Instructions to follow:
Reproduce the listing exactly, with no pictures in your copy.

------ Data segment

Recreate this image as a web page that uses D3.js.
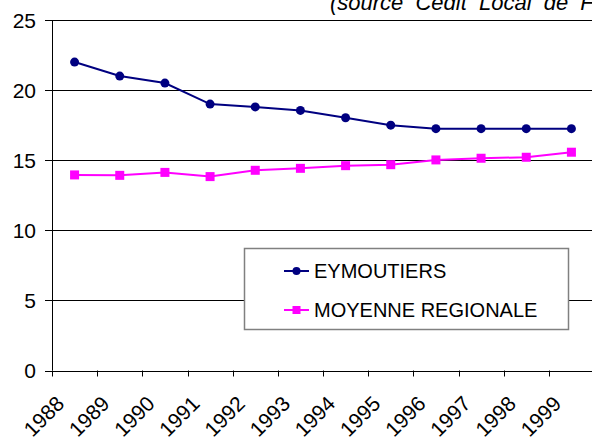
<!DOCTYPE html>
<html>
<head>
<meta charset="utf-8">
<script src="https://cdn.jsdelivr.net/npm/d3@7"></script>
<style>
  body { margin: 0; background: #fff; }
  svg { display: block; font-family: Arial, "Liberation Sans", sans-serif; }
</style>
</head>
<body>
<div id="chart"></div>
<script>
// data
var years = ["1988", "1989", "1990", "1991", "1992", "1993", "1994", "1995", "1996", "1997", "1998", "1999"];
var eymoutiers = [22, 21, 20.5, 19, 18.8, 18.55, 18.03, 17.5, 17.25, 17.25, 17.25, 17.25];
var moyenne = [13.95, 13.92, 14.13, 13.83, 14.28, 14.42, 14.61, 14.68, 15.02, 15.14, 15.21, 15.57];
var yTicks = [0, 5, 10, 15, 20, 25];

var W = 592, H = 440;
var plotL = 52, plotR = 594, plotT = 20, plotB = 370.5;

var svg = d3.select("#chart").append("svg")
    .attr("width", W).attr("height", H);

var x = d3.scaleBand().domain(years).range([plotL, plotR]);
var y = d3.scaleLinear().domain([0, 25]).range([plotB, plotT]);

// gridlines
svg.append("g")
    .selectAll("line")
    .data(yTicks)
    .enter().append("line")
    .attr("x1", plotL - 7).attr("x2", plotR)
    .attr("y1", function(d) { return Math.round(y(d)) + 0.5; })
    .attr("y2", function(d) { return Math.round(y(d)) + 0.5; })
    .attr("stroke", "#000").attr("stroke-width", 1);

// y labels
svg.append("g")
    .selectAll("text")
    .data(yTicks)
    .enter().append("text")
    .attr("x", 36)
    .attr("y", function(d) { return y(d); })
    .attr("dy", "0.36em")
    .attr("text-anchor", "end")
    .attr("font-size", 21)
    .text(function(d) { return d; });

// y axis line
svg.append("line")
    .attr("x1", plotL + 0.5).attr("x2", plotL + 0.5)
    .attr("y1", plotT).attr("y2", plotB)
    .attr("stroke", "#000");

// x ticks
var tickPos = years.map(function(d) { return x(d); });
svg.append("g")
    .selectAll("line")
    .data(tickPos)
    .enter().append("line")
    .attr("x1", function(d) { return Math.round(d) + 0.5; })
    .attr("x2", function(d) { return Math.round(d) + 0.5; })
    .attr("y1", plotB).attr("y2", plotB + 6)
    .attr("stroke", "#000");

// x labels
svg.append("g")
    .selectAll("text")
    .data(years)
    .enter().append("text")
    .attr("transform", function(d) {
      var cx = x(d) + x.bandwidth() / 2 - 9;
      return "translate(" + cx + ",405) rotate(-45)";
    })
    .attr("text-anchor", "end")
    .attr("font-size", 21)
    .text(function(d) { return d; });

// lines
var line = function(vals) {
  return d3.line()
    .x(function(d, i) { return x(years[i]) + x.bandwidth() / 2; })
    .y(function(d) { return y(d); })(vals);
};

svg.append("path")
    .attr("d", line(moyenne))
    .attr("fill", "none").attr("stroke", "#ff00ff").attr("stroke-width", 2);
svg.append("g")
    .selectAll("rect")
    .data(moyenne)
    .enter().append("rect")
    .attr("x", function(d, i) { return x(years[i]) + x.bandwidth() / 2 - 4.5; })
    .attr("y", function(d) { return y(d) - 4.5; })
    .attr("width", 9).attr("height", 9)
    .attr("fill", "#ff00ff");

svg.append("path")
    .attr("d", line(eymoutiers))
    .attr("fill", "none").attr("stroke", "#000080").attr("stroke-width", 2);
svg.append("g")
    .selectAll("circle")
    .data(eymoutiers)
    .enter().append("circle")
    .attr("cx", function(d, i) { return x(years[i]) + x.bandwidth() / 2; })
    .attr("cy", function(d) { return y(d); })
    .attr("r", 4.5)
    .attr("fill", "#000080");

// legend
var legend = svg.append("g");
legend.append("rect")
    .attr("x", 244.5).attr("y", 248.5)
    .attr("width", 324).attr("height", 81)
    .attr("fill", "#fff").attr("stroke", "#808080").attr("stroke-width", 1.5);

var items = [
  {name: "EYMOUTIERS", color: "#000080", shape: "circle", yy: 271},
  {name: "MOYENNE REGIONALE", color: "#ff00ff", shape: "square", yy: 310}
];
items.forEach(function(it) {
  legend.append("line")
      .attr("x1", 284).attr("x2", 309)
      .attr("y1", it.yy).attr("y2", it.yy)
      .attr("stroke", it.color).attr("stroke-width", 2);
  if (it.shape == "circle") {
    legend.append("circle").attr("cx", 296.5).attr("cy", it.yy).attr("r", 4).attr("fill", it.color);
  } else {
    legend.append("rect").attr("x", 292.5).attr("y", it.yy - 4).attr("width", 8).attr("height", 8).attr("fill", it.color);
  }
  legend.append("text")
      .attr("x", 314).attr("y", it.yy)
      .attr("dy", "0.36em")
      .attr("font-size", 20)
      .text(it.name);
});

// source note (runs off the top and right edges, as in the original)
svg.append("text")
    .attr("x", 330).attr("y", 9.5)
    .attr("font-size", 22)
    .attr("font-style", "italic")
    .attr("word-spacing", 6)
    .text("(source Cedit Local de France)");
</script>
</body>
</html>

------------

Exercise result:
Recreate this image as a web page that uses D3.js.
<!DOCTYPE html>
<html>
<head>
<meta charset="utf-8">
<script src="https://cdn.jsdelivr.net/npm/d3@7"></script>
<style>
  body { margin: 0; background: #fff; }
  svg { display: block; font-family: Arial, "Liberation Sans", sans-serif; }
</style>
</head>
<body>
<div id="chart"></div>
<script>
// data
var years = ["1988", "1989", "1990", "1991", "1992", "1993", "1994", "1995", "1996", "1997", "1998", "1999"];
var eymoutiers = [22, 21, 20.5, 19, 18.8, 18.55, 18.03, 17.5, 17.25, 17.25, 17.25, 17.25];
var moyenne = [13.95, 13.92, 14.13, 13.83, 14.28, 14.42, 14.61, 14.68, 15.02, 15.14, 15.21, 15.57];
var yTicks = [0, 5, 10, 15, 20, 25];

var W = 592, H = 440;
var plotL = 52, plotR = 594, plotT = 20, plotB = 370.5;

var svg = d3.select("#chart").append("svg")
    .attr("width", W).attr("height", H);

var x = d3.scaleBand().domain(years).range([plotL, plotR]);
var y = d3.scaleLinear().domain([0, 25]).range([plotB, plotT]);

// gridlines
svg.append("g")
    .selectAll("line")
    .data(yTicks)
    .enter().append("line")
    .attr("x1", plotL - 7).attr("x2", plotR)
    .attr("y1", function(d) { return Math.round(y(d)) + 0.5; })
    .attr("y2", function(d) { return Math.round(y(d)) + 0.5; })
    .attr("stroke", "#000").attr("stroke-width", 1);

// y labels
svg.append("g")
    .selectAll("text")
    .data(yTicks)
    .enter().append("text")
    .attr("x", 36)
    .attr("y", function(d) { return y(d); })
    .attr("dy", "0.36em")
    .attr("text-anchor", "end")
    .attr("font-size", 21)
    .text(function(d) { return d; });

// y axis line
svg.append("line")
    .attr("x1", plotL + 0.5).attr("x2", plotL + 0.5)
    .attr("y1", plotT).attr("y2", plotB)
    .attr("stroke", "#000");

// x ticks
var tickPos = years.map(function(d) { return x(d); });
svg.append("g")
    .selectAll("line")
    .data(tickPos)
    .enter().append("line")
    .attr("x1", function(d) { return Math.round(d) + 0.5; })
    .attr("x2", function(d) { return Math.round(d) + 0.5; })
    .attr("y1", plotB).attr("y2", plotB + 6)
    .attr("stroke", "#000");

// x labels
svg.append("g")
    .selectAll("text")
    .data(years)
    .enter().append("text")
    .attr("transform", function(d) {
      var cx = x(d) + x.bandwidth() / 2 - 9;
      return "translate(" + cx + ",405) rotate(-45)";
    })
    .attr("text-anchor", "end")
    .attr("font-size", 21)
    .text(function(d) { return d; });

// lines
var line = function(vals) {
  return d3.line()
    .x(function(d, i) { return x(years[i]) + x.bandwidth() / 2; })
    .y(function(d) { return y(d); })(vals);
};

svg.append("path")
    .attr("d", line(moyenne))
    .attr("fill", "none").attr("stroke", "#ff00ff").attr("stroke-width", 2);
svg.append("g")
    .selectAll("rect")
    .data(moyenne)
    .enter().append("rect")
    .attr("x", function(d, i) { return x(years[i]) + x.bandwidth() / 2 - 4.5; })
    .attr("y", function(d) { return y(d) - 4.5; })
    .attr("width", 9).attr("height", 9)
    .attr("fill", "#ff00ff");

svg.append("path")
    .attr("d", line(eymoutiers))
    .attr("fill", "none").attr("stroke", "#000080").attr("stroke-width", 2);
svg.append("g")
    .selectAll("circle")
    .data(eymoutiers)
    .enter().append("circle")
    .attr("cx", function(d, i) { return x(years[i]) + x.bandwidth() / 2; })
    .attr("cy", function(d) { return y(d); })
    .attr("r", 4.5)
    .attr("fill", "#000080");

// legend
var legend = svg.append("g");
legend.append("rect")
    .attr("x", 244.5).attr("y", 248.5)
    .attr("width", 324).attr("height", 81)
    .attr("fill", "#fff").attr("stroke", "#808080").attr("stroke-width", 1.5);

var items = [
  {name: "EYMOUTIERS", color: "#000080", shape: "circle", yy: 271},
  {name: "MOYENNE REGIONALE", color: "#ff00ff", shape: "square", yy: 310}
];
items.forEach(function(it) {
  legend.append("line")
      .attr("x1", 284).attr("x2", 309)
      .attr("y1", it.yy).attr("y2", it.yy)
      .attr("stroke", it.color).attr("stroke-width", 2);
  if (it.shape == "circle") {
    legend.append("circle").attr("cx", 296.5).attr("cy", it.yy).attr("r", 4).attr("fill", it.color);
  } else {
    legend.append("rect").attr("x", 292.5).attr("y", it.yy - 4).attr("width", 8).attr("height", 8).attr("fill", it.color);
  }
  legend.append("text")
      .attr("x", 314).attr("y", it.yy)
      .attr("dy", "0.36em")
      .attr("font-size", 20)
      .text(it.name);
});

// source note (runs off the top and right edges, as in the original)
svg.append("text")
    .attr("x", 330).attr("y", 9.5)
    .attr("font-size", 22)
    .attr("font-style", "italic")
    .attr("word-spacing", 6)
    .text("(source Cedit Local de France)");
</script>
</body>
</html>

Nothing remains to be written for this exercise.